REPUBLIKA.CO.ID, TASIKMALAYA -- Tiupan angin sepoi-sepoi mengiringi langkah Odo Hadori (65), selama berjalan menyusuri pematang di tengah persawahan di Kampung Sukasirna, Desa Manggungsari, Kecamatan Rajapolah, Tasikmalaya, Jawa Barat.
Menginjak sisi Sungai Citanduy, Odo menghentikan langkahnya, menatap barisan benda berbentuk roda besar yang berputar perlahan, deretan kincir air yang selama ini menjadi penyelamat para petani dari dampak kemarau panjang.

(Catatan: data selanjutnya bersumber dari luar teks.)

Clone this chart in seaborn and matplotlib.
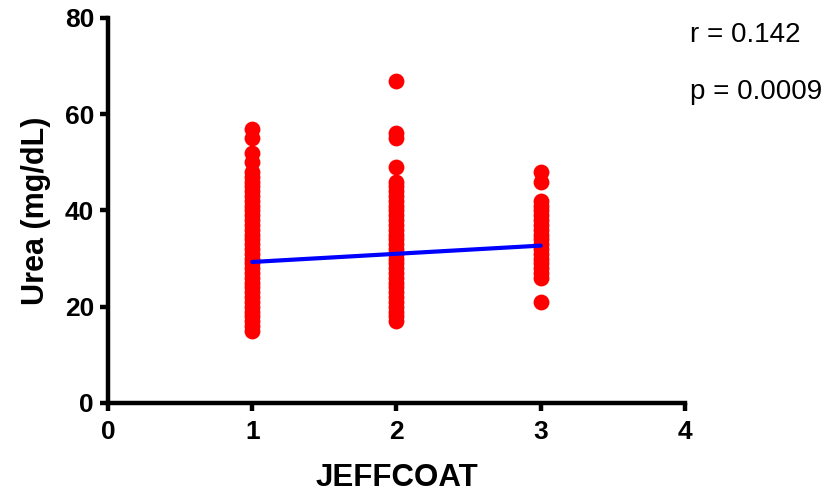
import numpy as np
import pandas as pd
import matplotlib
matplotlib.use('Agg')
import matplotlib.pyplot as plt
import seaborn as sns

# valori (Urea mg/dL per gruppo JEFFCOAT)
jeff_1_urea = [15, 16, 17, 18, 19, 20, 21, 22, 23, 24, 25, 26, 27, 28, 29, 30,
               31, 32, 33, 34, 35, 36, 37, 38, 39, 40, 41, 42, 43, 44, 45, 46,
               47, 48, 50, 52, 55, 57]
jeff_2_urea = [17, 18, 19, 20, 21, 22, 23, 24, 25, 26, 27, 28, 29, 30, 31, 32,
               33, 34, 35, 36, 37, 38, 39, 40, 41, 42, 43, 44, 45, 46, 49, 55,
               56, 67]
jeff_3_urea = [21, 26, 27, 28, 29, 30, 31, 32, 33, 34, 35, 36, 37, 38, 39, 40,
               41, 42, 46, 48]

# retta di regressione (estremi)
fit_x = [1, 3]
fit_y = [29.3, 32.7]

r_text = "r = 0.142"
p_text = "p = 0.0009"

df = pd.DataFrame({
    'JEFFCOAT': [1] * len(jeff_1_urea) + [2] * len(jeff_2_urea) + [3] * len(jeff_3_urea),
    'Urea': jeff_1_urea + jeff_2_urea + jeff_3_urea,
})
fit = pd.DataFrame({'JEFFCOAT': fit_x, 'Urea': fit_y})

sns.set_style('ticks')
plt.rcParams['font.family'] = ['Liberation Sans', 'DejaVu Sans']
plt.rcParams['text.color'] = 'black'
plt.rcParams['axes.labelcolor'] = 'black'
plt.rcParams['xtick.color'] = 'black'
plt.rcParams['ytick.color'] = 'black'

fig = plt.figure(figsize=(8.34, 4.98), dpi=100)
ax = fig.add_axes([0.1295, 0.1908, 0.6918, 0.7731])

sns.scatterplot(data=df, x='JEFFCOAT', y='Urea', ax=ax, color='#ff0000',
                s=130, linewidth=0, alpha=1, zorder=2, clip_on=False)
sns.lineplot(data=fit, x='JEFFCOAT', y='Urea', ax=ax, color='#0000ff',
             linewidth=3, zorder=3)

ax.set_xlim(0, 4)
ax.set_ylim(0, 80)
ax.set_xticks([0, 1, 2, 3, 4])
ax.set_yticks([0, 20, 40, 60, 80])
sns.despine(ax=ax)
for side in ['left', 'bottom']:
    ax.spines[side].set_linewidth(3.2)
    ax.spines[side].set_color('black')
    ax.spines[side].set_capstyle('projecting')
ax.tick_params(axis='both', direction='out', length=6, width=3.2,
               labelsize=19, pad=4)
ax.tick_params(axis='x', pad=6)
for lab in ax.get_xticklabels() + ax.get_yticklabels():
    lab.set_fontweight('bold')

ax.set_xlabel('JEFFCOAT', fontsize=22.5, fontweight='bold', labelpad=14)
ax.set_ylabel('Urea (mg/dL)', fontsize=22, fontweight='bold', labelpad=10)

fig.text(690 / 834, 1 - 35 / 498, r_text, fontsize=20, va='center', ha='left')
fig.text(690 / 834, 1 - 92 / 498, p_text, fontsize=20, va='center', ha='left')

fig.savefig('out.png', dpi=100)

"Unggal usum halodo urang dieu mah ngadamel kincir, supados sawah teu kagaringan (Setiap musim kemarau warga di sini membuat kincir (air) supaya sawah tidak kekeringan)," ungkapnya.
Bagi petani di kawasan tersebut, kincir air menjadi jalan keluar untuk mengairi lahan persawahan yang terancam puso alias gagal panen kala musim kemarau. Secara swadaya dan bergoyong-royong warga di sana membuat kincir untuk mengalirkan air dari aliran Sungai Citanduy.
Bahan yang digunakan membuat kincir air pun sangat sederhana menggunakan bambu dan sejumlah papan kayu.